Some nations just can’t seem to get their act together. After many years of grotesque inflation, Argentina seemed to be on the right track, with construction inflation down by 1.7% in 2000 and 0.8% in 2001 (see p. 29). But the economic collapse partially brought on by a mountain of public debt and social unrest triggered the 91% cost hike this year. Romania is another struggler. Trying to shake off the vestiges of a centrally controlled economy, construction inflation there climbed 24.2% in 2000, 39.9% in 2001 and 34.3% this year. How come?

The answer partially lies in a nation’s political stability—the degree to which citizens and residents buy into the political system, are employed and contribute to the economy. Some nations also struggle with corruption, currency exchange rates and classes of “haves” that have locked and bolted the door to opportunity for the “have-nots.”

And then there are those nations that try to manipulate the prices of construction commodities, usually under the guise of protecting domestic industry. Economists like to focus on the margins––the peaks, troughs and the last penny that prices can be raised before buyers balk. That is where the action is because that is where the most critical decisions must be made. So economists should be in their element in today’s market, which is precariously balancing at the turning point of the construction cycle.

This is the point of the construction cycle where policy decisions can have their most beneficial or most catastrophic consequences. Because of its size and resources, the U.S. is not swept around in cost currents as swiftly as a nation the size of a large city. But it is not immune from stupidity.

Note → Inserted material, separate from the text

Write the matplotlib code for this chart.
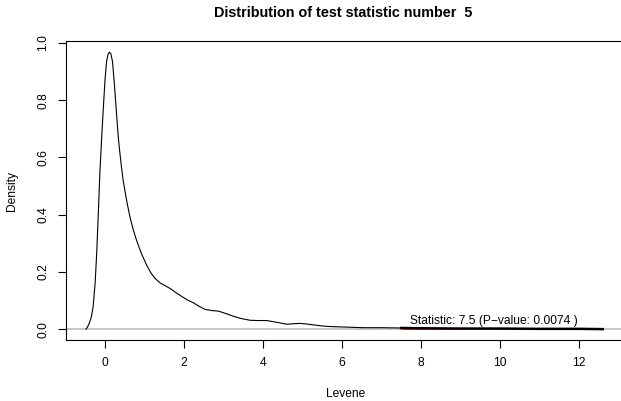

The 27% tariff on the imports of Canadian lumber, intended to protect domestic mills from competition, is ineffective. Canadian mills have such a natural advantage in the lumber market that they are still low-cost producers even with the huge tariff. Industry analysts say the tariff is having the opposite effect than intended as low-cost Canadian producers crank up production to lower their unit costs. That strategy appears to be working with there being no discernable decline in the volume of Canadian imports into the U.S.

The U.S. government’s other grand scheme to interfere with the markets by protecting the steel industry also may be a flop. The initial price spike from the tariffs already is starting to fade and when tariffs are reduced next March, the party begins again at consumers’ expense. Lower imports now may have more to do with the weaker U.S. dollar than brilliant policy.